### SUPPLIED MATERIAL
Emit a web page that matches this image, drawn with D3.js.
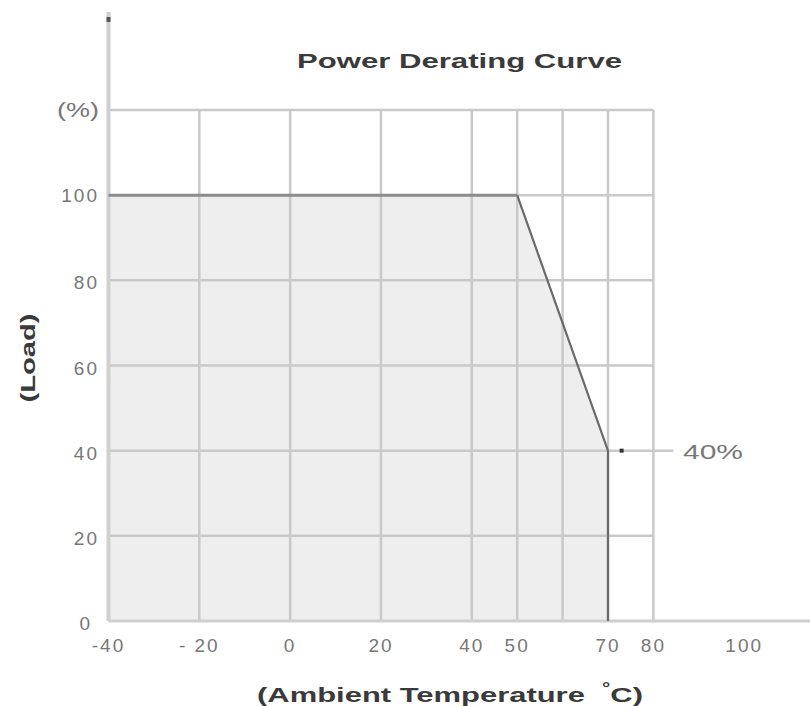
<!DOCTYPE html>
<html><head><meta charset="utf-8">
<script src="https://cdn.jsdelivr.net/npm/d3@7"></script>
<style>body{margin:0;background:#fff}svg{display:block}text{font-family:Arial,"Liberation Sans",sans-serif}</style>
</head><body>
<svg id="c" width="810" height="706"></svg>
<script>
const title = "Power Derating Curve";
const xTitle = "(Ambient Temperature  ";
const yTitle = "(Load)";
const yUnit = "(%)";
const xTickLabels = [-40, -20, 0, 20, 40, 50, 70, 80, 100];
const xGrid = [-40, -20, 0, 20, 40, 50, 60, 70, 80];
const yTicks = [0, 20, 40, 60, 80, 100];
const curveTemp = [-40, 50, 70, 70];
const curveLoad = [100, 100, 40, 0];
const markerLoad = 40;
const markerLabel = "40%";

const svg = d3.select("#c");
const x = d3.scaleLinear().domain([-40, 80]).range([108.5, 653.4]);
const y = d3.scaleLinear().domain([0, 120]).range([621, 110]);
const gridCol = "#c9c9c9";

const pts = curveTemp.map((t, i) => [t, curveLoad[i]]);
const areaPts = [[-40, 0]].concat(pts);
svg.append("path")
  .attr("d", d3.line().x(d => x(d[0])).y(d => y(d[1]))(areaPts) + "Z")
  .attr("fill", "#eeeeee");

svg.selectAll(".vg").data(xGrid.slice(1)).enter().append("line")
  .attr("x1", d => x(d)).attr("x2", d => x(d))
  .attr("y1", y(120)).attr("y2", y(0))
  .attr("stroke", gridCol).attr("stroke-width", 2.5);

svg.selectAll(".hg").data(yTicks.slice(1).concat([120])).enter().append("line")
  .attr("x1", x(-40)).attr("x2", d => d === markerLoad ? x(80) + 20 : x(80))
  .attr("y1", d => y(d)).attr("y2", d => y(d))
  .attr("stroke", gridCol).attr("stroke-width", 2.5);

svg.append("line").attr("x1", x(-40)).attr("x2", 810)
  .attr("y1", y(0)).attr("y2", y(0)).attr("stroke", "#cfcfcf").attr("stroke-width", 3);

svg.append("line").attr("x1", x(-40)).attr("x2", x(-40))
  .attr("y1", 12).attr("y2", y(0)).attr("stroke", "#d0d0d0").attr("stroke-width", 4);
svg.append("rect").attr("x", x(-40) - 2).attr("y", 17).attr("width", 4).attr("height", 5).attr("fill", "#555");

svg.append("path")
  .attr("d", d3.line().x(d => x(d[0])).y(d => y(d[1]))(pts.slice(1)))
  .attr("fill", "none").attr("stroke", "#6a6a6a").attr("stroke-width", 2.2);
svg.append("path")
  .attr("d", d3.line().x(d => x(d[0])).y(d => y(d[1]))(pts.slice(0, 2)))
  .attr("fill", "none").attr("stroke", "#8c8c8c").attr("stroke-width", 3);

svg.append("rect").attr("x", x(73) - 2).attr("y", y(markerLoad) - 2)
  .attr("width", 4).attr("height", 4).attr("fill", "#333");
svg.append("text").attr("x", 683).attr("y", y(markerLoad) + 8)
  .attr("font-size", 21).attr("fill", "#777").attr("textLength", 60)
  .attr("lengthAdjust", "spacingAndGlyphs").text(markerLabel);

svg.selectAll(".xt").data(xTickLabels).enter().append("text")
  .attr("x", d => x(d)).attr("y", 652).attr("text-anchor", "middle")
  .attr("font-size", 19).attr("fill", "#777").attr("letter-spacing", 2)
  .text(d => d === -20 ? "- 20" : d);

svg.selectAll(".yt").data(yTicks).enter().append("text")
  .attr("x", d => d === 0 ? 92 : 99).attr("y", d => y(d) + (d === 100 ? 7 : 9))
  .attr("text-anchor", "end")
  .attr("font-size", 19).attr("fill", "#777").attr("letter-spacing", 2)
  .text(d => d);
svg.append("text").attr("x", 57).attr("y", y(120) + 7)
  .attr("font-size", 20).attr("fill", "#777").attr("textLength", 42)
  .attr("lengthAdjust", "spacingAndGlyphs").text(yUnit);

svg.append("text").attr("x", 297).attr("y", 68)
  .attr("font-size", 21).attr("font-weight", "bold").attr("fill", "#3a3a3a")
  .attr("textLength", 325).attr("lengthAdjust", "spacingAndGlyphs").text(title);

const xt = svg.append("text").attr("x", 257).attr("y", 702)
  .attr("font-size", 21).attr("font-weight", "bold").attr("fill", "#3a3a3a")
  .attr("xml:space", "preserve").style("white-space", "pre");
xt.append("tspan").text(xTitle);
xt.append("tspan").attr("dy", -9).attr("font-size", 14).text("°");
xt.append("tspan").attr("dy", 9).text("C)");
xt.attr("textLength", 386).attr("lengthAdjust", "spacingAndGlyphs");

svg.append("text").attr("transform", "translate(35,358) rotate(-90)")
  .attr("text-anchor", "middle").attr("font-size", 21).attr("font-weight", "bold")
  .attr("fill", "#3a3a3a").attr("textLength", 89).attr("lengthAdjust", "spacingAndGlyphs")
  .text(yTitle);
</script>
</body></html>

### SET EXERCISE
Except for the pictures, copy the material above exactly.

### REPLY TO THE EXERCISE
Emit a web page that matches this image, drawn with D3.js.
<!DOCTYPE html>
<html><head><meta charset="utf-8">
<script src="https://cdn.jsdelivr.net/npm/d3@7"></script>
<style>body{margin:0;background:#fff}svg{display:block}text{font-family:Arial,"Liberation Sans",sans-serif}</style>
</head><body>
<svg id="c" width="810" height="706"></svg>
<script>
const title = "Power Derating Curve";
const xTitle = "(Ambient Temperature  ";
const yTitle = "(Load)";
const yUnit = "(%)";
const xTickLabels = [-40, -20, 0, 20, 40, 50, 70, 80, 100];
const xGrid = [-40, -20, 0, 20, 40, 50, 60, 70, 80];
const yTicks = [0, 20, 40, 60, 80, 100];
const curveTemp = [-40, 50, 70, 70];
const curveLoad = [100, 100, 40, 0];
const markerLoad = 40;
const markerLabel = "40%";

const svg = d3.select("#c");
const x = d3.scaleLinear().domain([-40, 80]).range([108.5, 653.4]);
const y = d3.scaleLinear().domain([0, 120]).range([621, 110]);
const gridCol = "#c9c9c9";

const pts = curveTemp.map((t, i) => [t, curveLoad[i]]);
const areaPts = [[-40, 0]].concat(pts);
svg.append("path")
  .attr("d", d3.line().x(d => x(d[0])).y(d => y(d[1]))(areaPts) + "Z")
  .attr("fill", "#eeeeee");

svg.selectAll(".vg").data(xGrid.slice(1)).enter().append("line")
  .attr("x1", d => x(d)).attr("x2", d => x(d))
  .attr("y1", y(120)).attr("y2", y(0))
  .attr("stroke", gridCol).attr("stroke-width", 2.5);

svg.selectAll(".hg").data(yTicks.slice(1).concat([120])).enter().append("line")
  .attr("x1", x(-40)).attr("x2", d => d === markerLoad ? x(80) + 20 : x(80))
  .attr("y1", d => y(d)).attr("y2", d => y(d))
  .attr("stroke", gridCol).attr("stroke-width", 2.5);

svg.append("line").attr("x1", x(-40)).attr("x2", 810)
  .attr("y1", y(0)).attr("y2", y(0)).attr("stroke", "#cfcfcf").attr("stroke-width", 3);

svg.append("line").attr("x1", x(-40)).attr("x2", x(-40))
  .attr("y1", 12).attr("y2", y(0)).attr("stroke", "#d0d0d0").attr("stroke-width", 4);
svg.append("rect").attr("x", x(-40) - 2).attr("y", 17).attr("width", 4).attr("height", 5).attr("fill", "#555");

svg.append("path")
  .attr("d", d3.line().x(d => x(d[0])).y(d => y(d[1]))(pts.slice(1)))
  .attr("fill", "none").attr("stroke", "#6a6a6a").attr("stroke-width", 2.2);
svg.append("path")
  .attr("d", d3.line().x(d => x(d[0])).y(d => y(d[1]))(pts.slice(0, 2)))
  .attr("fill", "none").attr("stroke", "#8c8c8c").attr("stroke-width", 3);

svg.append("rect").attr("x", x(73) - 2).attr("y", y(markerLoad) - 2)
  .attr("width", 4).attr("height", 4).attr("fill", "#333");
svg.append("text").attr("x", 683).attr("y", y(markerLoad) + 8)
  .attr("font-size", 21).attr("fill", "#777").attr("textLength", 60)
  .attr("lengthAdjust", "spacingAndGlyphs").text(markerLabel);

svg.selectAll(".xt").data(xTickLabels).enter().append("text")
  .attr("x", d => x(d)).attr("y", 652).attr("text-anchor", "middle")
  .attr("font-size", 19).attr("fill", "#777").attr("letter-spacing", 2)
  .text(d => d === -20 ? "- 20" : d);

svg.selectAll(".yt").data(yTicks).enter().append("text")
  .attr("x", d => d === 0 ? 92 : 99).attr("y", d => y(d) + (d === 100 ? 7 : 9))
  .attr("text-anchor", "end")
  .attr("font-size", 19).attr("fill", "#777").attr("letter-spacing", 2)
  .text(d => d);
svg.append("text").attr("x", 57).attr("y", y(120) + 7)
  .attr("font-size", 20).attr("fill", "#777").attr("textLength", 42)
  .attr("lengthAdjust", "spacingAndGlyphs").text(yUnit);

svg.append("text").attr("x", 297).attr("y", 68)
  .attr("font-size", 21).attr("font-weight", "bold").attr("fill", "#3a3a3a")
  .attr("textLength", 325).attr("lengthAdjust", "spacingAndGlyphs").text(title);

const xt = svg.append("text").attr("x", 257).attr("y", 702)
  .attr("font-size", 21).attr("font-weight", "bold").attr("fill", "#3a3a3a")
  .attr("xml:space", "preserve").style("white-space", "pre");
xt.append("tspan").text(xTitle);
xt.append("tspan").attr("dy", -9).attr("font-size", 14).text("°");
xt.append("tspan").attr("dy", 9).text("C)");
xt.attr("textLength", 386).attr("lengthAdjust", "spacingAndGlyphs");

svg.append("text").attr("transform", "translate(35,358) rotate(-90)")
  .attr("text-anchor", "middle").attr("font-size", 21).attr("font-weight", "bold")
  .attr("fill", "#3a3a3a").attr("textLength", 89).attr("lengthAdjust", "spacingAndGlyphs")
  .text(yTitle);
</script>
</body></html>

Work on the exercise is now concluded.